Colorado News Connection

November 13, 2017Available files: mp3 wav jpg

Young Coloradans Press Congress to Pass Dream Act

Eric Galatas

DENVER -- Colorado advocates for immigrants' rights are doubling down on efforts to press Congress to pass the Dream Act, which would provide a path to citizenship to recipients of the Deferred Action for Childhood Arrivals program.

Some 50 activists from all corners of the state gathered in Denver over the weekend for intensive training and strategy sessions. Gabriela Flora, program director with the American Friends Service Committee, said deportations could send many young people to countries completely unfamiliar to them.

"DACA recipients arrived in the U.S. as children and have their family members here," Flora said. "[They] are part of this community, and many of them, this is the only community that they know."

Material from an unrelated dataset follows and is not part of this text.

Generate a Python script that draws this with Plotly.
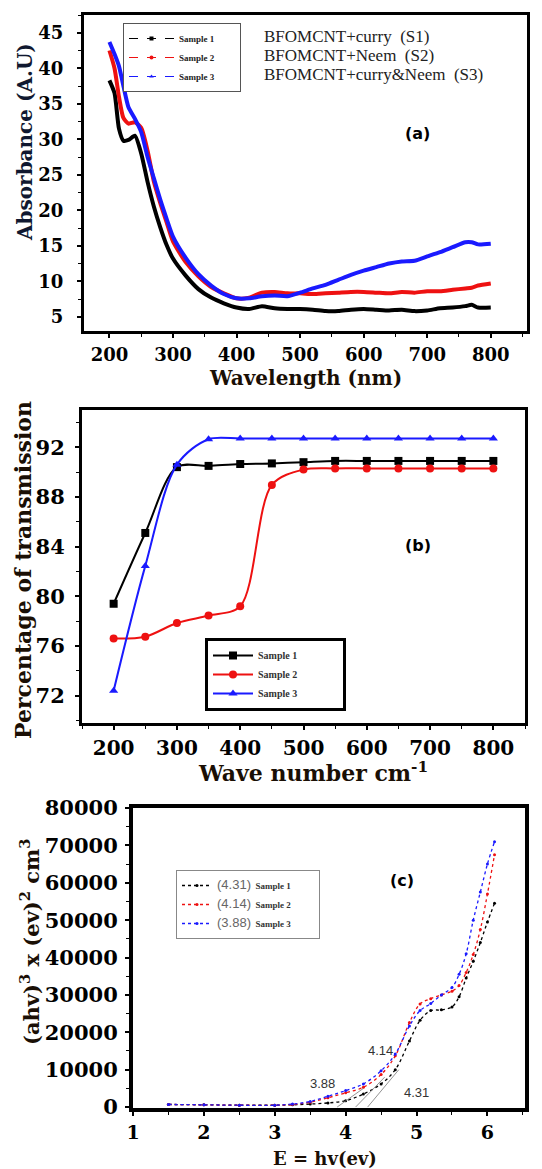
import plotly.graph_objects as go

# ---------------- Panel (a): UV-Vis absorbance ----------------
wl_a = [200, 208, 215, 222, 230, 240, 250, 260, 270, 280, 290, 300, 320, 340, 360, 380,
        400, 420, 440, 460, 480, 500, 520, 540, 560, 580, 600, 620, 640, 660, 680, 700,
        720, 740, 760, 770, 780, 800]
abs_s1 = [38.3, 36.5, 31.5, 29.8, 29.9, 30.5, 28.0, 24.0, 20.5, 17.6, 15.1, 13.2, 10.8, 8.9, 7.7, 6.9,
          6.3, 6.1, 6.5, 6.2, 6.1, 6.1, 6.0, 5.8, 5.8, 6.0, 6.1, 6.0, 5.9, 6.0, 5.8, 5.9,
          6.2, 6.3, 6.5, 6.7, 6.3, 6.3]
abs_s2 = [42.5, 40.0, 36.0, 33.0, 32.2, 32.4, 31.6, 28.4, 24.0, 21.0, 18.3, 15.6, 12.7, 10.7, 9.2, 8.3,
          7.6, 7.7, 8.4, 8.5, 8.3, 8.3, 8.2, 8.3, 8.4, 8.5, 8.5, 8.4, 8.3, 8.5, 8.4, 8.6,
          8.6, 8.8, 9.0, 9.1, 9.4, 9.7]
abs_s3 = [43.7, 42.0, 40.3, 37.5, 34.5, 32.9, 31.0, 27.5, 24.5, 21.5, 18.8, 16.3, 13.3, 11.0, 9.4, 8.2,
          7.6, 7.6, 7.9, 8.0, 7.9, 8.4, 9.0, 9.5, 10.2, 10.9, 11.5, 12.0, 12.5, 12.8, 12.9, 13.5,
          14.1, 14.8, 15.5, 15.5, 15.2, 15.3]
legend_a_texts = ["BFOMCNT+curry  (S1)", "BFOMCNT+Neem  (S2)", "BFOMCNT+curry&amp;Neem  (S3)"]

# ---------------- Panel (b): transmission ----------------
wn_b = [200, 250, 300, 350, 400, 450, 500, 550, 600, 650, 700, 750, 800]
tr_s1 = [79.4, 85.1, 90.4, 90.5, 90.65, 90.7, 90.8, 90.9, 90.9, 90.9, 90.9, 90.9, 90.9]
tr_s2 = [76.6, 76.75, 77.85, 78.45, 79.2, 88.97, 90.2, 90.3, 90.3, 90.3, 90.3, 90.3, 90.3]
tr_s3 = [72.4, 82.45, 90.6, 92.65, 92.7, 92.7, 92.7, 92.7, 92.7, 92.7, 92.7, 92.7, 92.7]

# ---------------- Panel (c): Tauc plot ----------------
e_c = [1.5, 2.0, 2.5, 3.0, 3.25, 3.5, 3.75, 4.0, 4.25, 4.5, 4.7, 4.9, 5.05, 5.2, 5.35, 5.5,
       5.6, 5.7, 5.8, 5.9, 6.0, 6.1]
tauc_s1 = [700, 600, 500, 500, 600, 800, 1100, 1700, 3500, 6200, 10000, 17700, 23200, 25800, 26000, 26800,
           29500, 34500, 39000, 44000, 49500, 54500]
tauc_s2 = [700, 600, 500, 500, 700, 1300, 2500, 3800, 5300, 8700, 13700, 22600, 27600, 29000, 30000, 31000,
           32500, 36000, 40800, 47500, 57000, 67500]
tauc_s3 = [700, 600, 500, 500, 800, 1500, 2900, 4400, 6200, 9700, 14200, 21700, 25800, 27700, 30000, 32000,
           35500, 41000, 50000, 57500, 65000, 71000]
band_gaps = [4.31, 4.14, 3.88]
tangent_end_e = [4.75, 4.55, 4.25]
tangent_end_v = [10000, 8000, 5000]
gap_label_e = [5.0, 4.49, 3.67]
gap_label_v = [3800, 15200, 6400]
gap_labels = ["4.31", "4.14", "3.88"]

names = ["Sample 1", "Sample 2", "Sample 3"]
colors = ["#000000", "#ee1111", "#1a1aff"]
SERIF = "Liberation Serif"
WIDE = "DejaVu Serif"
W, H = 542, 1169
PAD = "&#160;"


def px(x):
    return x / W


def py(y):
    return 1 - y / H


fig = go.Figure()

# ---- panel a traces
for ys, c in zip([abs_s1, abs_s2, abs_s3], colors):
    fig.add_trace(go.Scatter(x=wl_a, y=ys, mode="lines", line=dict(color=c, width=4, shape="spline", smoothing=0.6),
                             xaxis="x", yaxis="y", showlegend=False))
syms = ["square", "circle", "triangle-up"]
for n, c, s in zip(names, colors, syms):
    fig.add_trace(go.Scatter(x=[None], y=[None], mode="lines+markers", name="<b>%s</b>" % n + PAD * 9,
                             line=dict(color=c, width=1, dash="dash"), marker=dict(color=c, size=4, symbol=s),
                             xaxis="x", yaxis="y", legend="legend"))

# ---- panel b traces
for ys, n, c, s in zip([tr_s1, tr_s2, tr_s3], names, colors, syms):
    fig.add_trace(go.Scatter(x=wn_b, y=ys, mode="lines+markers", name="<b>%s</b>" % n + PAD * 16,
                             line=dict(color=c, width=2, shape="spline", smoothing=0.9),
                             marker=dict(color=c, size=8, symbol=s),
                             xaxis="x2", yaxis="y2", legend="legend2"))

# ---- panel c traces
for ys, n, g, c in zip([tauc_s1, tauc_s2, tauc_s3], names, gap_labels, colors):
    fig.add_trace(go.Scatter(x=e_c, y=ys, mode="lines+markers",
                             name="<span style='color:#666;font-family:Liberation Sans;font-size:13px;font-weight:normal'>(%s)</span>  <b>%s</b>" % (g, n) + PAD * 10,
                             line=dict(color=c, width=1.3, shape="spline", dash="dot"),
                             marker=dict(color=c, size=3),
                             xaxis="x3", yaxis="y3", legend="legend3"))
for g, te, tv in zip(band_gaps, tangent_end_e, tangent_end_v):
    fig.add_trace(go.Scatter(x=[g, te], y=[0, tv], mode="lines", line=dict(color="#777", width=0.8),
                             xaxis="x3", yaxis="y3", showlegend=False))
for le, lv, lt in zip(gap_label_e, gap_label_v, gap_labels):
    fig.add_annotation(x=le, y=lv, xref="x3", yref="y3", text=lt, showarrow=False, xanchor="center", yanchor="middle",
                       font=dict(family="Liberation Sans", size=13, color="#333"))


def tf(s):
    return dict(family=WIDE, size=s, color="#000", weight="bold")


common = dict(showline=True, linecolor="#000", mirror=True, ticks="outside", tickcolor="#000", tickwidth=1.5,
              showgrid=False, zeroline=False, automargin=False, ticklen=4)


def minor(d):
    return dict(dtick=d, ticks="outside", ticklen=3, tickcolor="#000", tickwidth=1)


fig.update_layout(
    width=W, height=H, margin=dict(l=0, r=0, t=0, b=0),
    paper_bgcolor="white", plot_bgcolor="white",
    xaxis=dict(domain=[px(84), px(527)], anchor="y", range=[160, 857], dtick=100, tick0=0, linewidth=3,
               minor=minor(50), tickfont=tf(18), ticklabelstandoff=1, **common),
    yaxis=dict(domain=[py(331), py(15)], anchor="x", range=[3.0, 47.5], dtick=5, tick0=0, linewidth=3,
               minor=minor(2.5), tickfont=tf(18), ticklabelstandoff=10, **common),
    xaxis2=dict(domain=[px(82), px(525)], anchor="y2", range=[150, 850], dtick=100, tick0=0, linewidth=3,
                minor=minor(50), tickfont=tf(20), ticklabelstandoff=1, **common),
    yaxis2=dict(domain=[py(723), py(410)], anchor="x2", range=[69.8, 95], dtick=4, tick0=0, linewidth=3,
                minor=minor(2), tickfont=tf(21), ticklabelstandoff=6, **common),
    xaxis3=dict(domain=[px(133), px(525)], anchor="y3", range=[1, 6.53], dtick=1, tick0=0, linewidth=4,
                minor=minor(0.5), tickfont=tf(19), ticklabelstandoff=0, **common),
    yaxis3=dict(domain=[py(1108), py(808)], anchor="x3", range=[-250, 80000], dtick=10000, tick0=0, linewidth=4,
                tickformat="d", minor=minor(5000), tickfont=tf(21), ticklabelstandoff=3, **common),
    legend=dict(x=px(123), y=py(23), xanchor="left", yanchor="top", bgcolor="white", bordercolor="#555", borderwidth=1,
                font=dict(family=SERIF, size=9, color="#222"), tracegroupgap=0, itemwidth=45),
    legend2=dict(x=px(205), y=py(638), xanchor="left", yanchor="top", bgcolor="white", bordercolor="#000", borderwidth=3,
                 font=dict(family=SERIF, size=10, color="#333"), tracegroupgap=0, itemwidth=40),
    legend3=dict(x=px(176), y=py(870), xanchor="left", yanchor="top", bgcolor="white", bordercolor="#888", borderwidth=1,
                 font=dict(family=SERIF, size=9, color="#333"), tracegroupgap=0, itemwidth=30),
)

for i, t in enumerate(legend_a_texts):
    fig.add_annotation(x=px(262), y=py(37 + 18.5 * i), xref="paper", yref="paper", xanchor="left", yanchor="middle",
                       text=t, showarrow=False, font=dict(family=SERIF, size=17, color="#222"))

for lab, lx, ly in [("(a)", 417, 134), ("(b)", 418, 545), ("(c)", 402, 880)]:
    fig.add_annotation(x=px(lx), y=py(ly), xref="paper", yref="paper", text="<b>%s</b>" % lab,
                       xanchor="center", yanchor="middle",
                       showarrow=False, font=dict(family="DejaVu Sans", size=16, color="#000"))

# axis titles
titles = [
    ("<b>Absorbance (A.U)</b>", 25, 142, 20, -90, "#101830"),
    ("<b>Wavelength (nm)</b>", 305, 378, 20, 0, "#1a0f05"),
    ("<b>Percentage of transmission</b>", 23, 570, 22, -90, "#1a0f05"),
    ("<b>Wave number cm<sup>-1</sup></b>", 313, 772, 22, 0, "#1a0f05"),
    ("<b>(ahv)<sup>3</sup> x (ev)<sup>2</sup> cm<sup>3</sup></b>", 30, 942, 21, -90, "#1a0f05"),
    ("<b>E = hv(ev)</b>", 325, 1158, 18, 0, "#1a0f05"),
]
for t, tx, ty, s, ang, col in titles:
    fig.add_annotation(x=px(tx), y=py(ty), xref="paper", yref="paper", text=t, showarrow=False, textangle=ang,
                       xanchor="center", yanchor="middle", font=dict(family=WIDE, size=s, color=col))

fig.write_html("out.html", config={"displayModeBar": False},
               post_script="document.body.style.margin='0';")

The sessions in Denver forged an ambitious timeline to convince the House and Senate to include DACA protections in a must-pass government funding bill due December 8.

Flora said young people hope to build on recent efforts, including last week's silent vigil aimed at Republican Representative Scott Tipton in Pueblo, a rally at Colorado Springs City Hall, a statewide phone bank in Denver and a national student walkout.

Research from the American Immigration Council said the loss of DACA recipients could take an economic toll in Colorado. In 2016, they paid an estimated $34 million in state and local taxes. And immigrant-led households contributed over $3 billion in taxes overall in 2014.

Flora warned that deporting young people would mean even deeper losses to communities.

"But also, the incredible social costs and emotional costs of separating families that have been accelerated to even new levels under the Trump administration," she said.

In September, President Trump announced he was ending DACA - which protects more than 17,000 Coloradans and 800,000 people nationally - leaving it up to Congress to resolve the matter. Flora said reps in D.C. could learn from the leadership being demonstrated by young people across the nation.

"Who are standing up and saying, 'We are part of this community, our family members are part of this community, and we need a path to legalization,'" she said. "Because this is in the best interest of all of our community members, and our state and our country."

If Congress does not act, DACA protections are set to expire in March of 2018.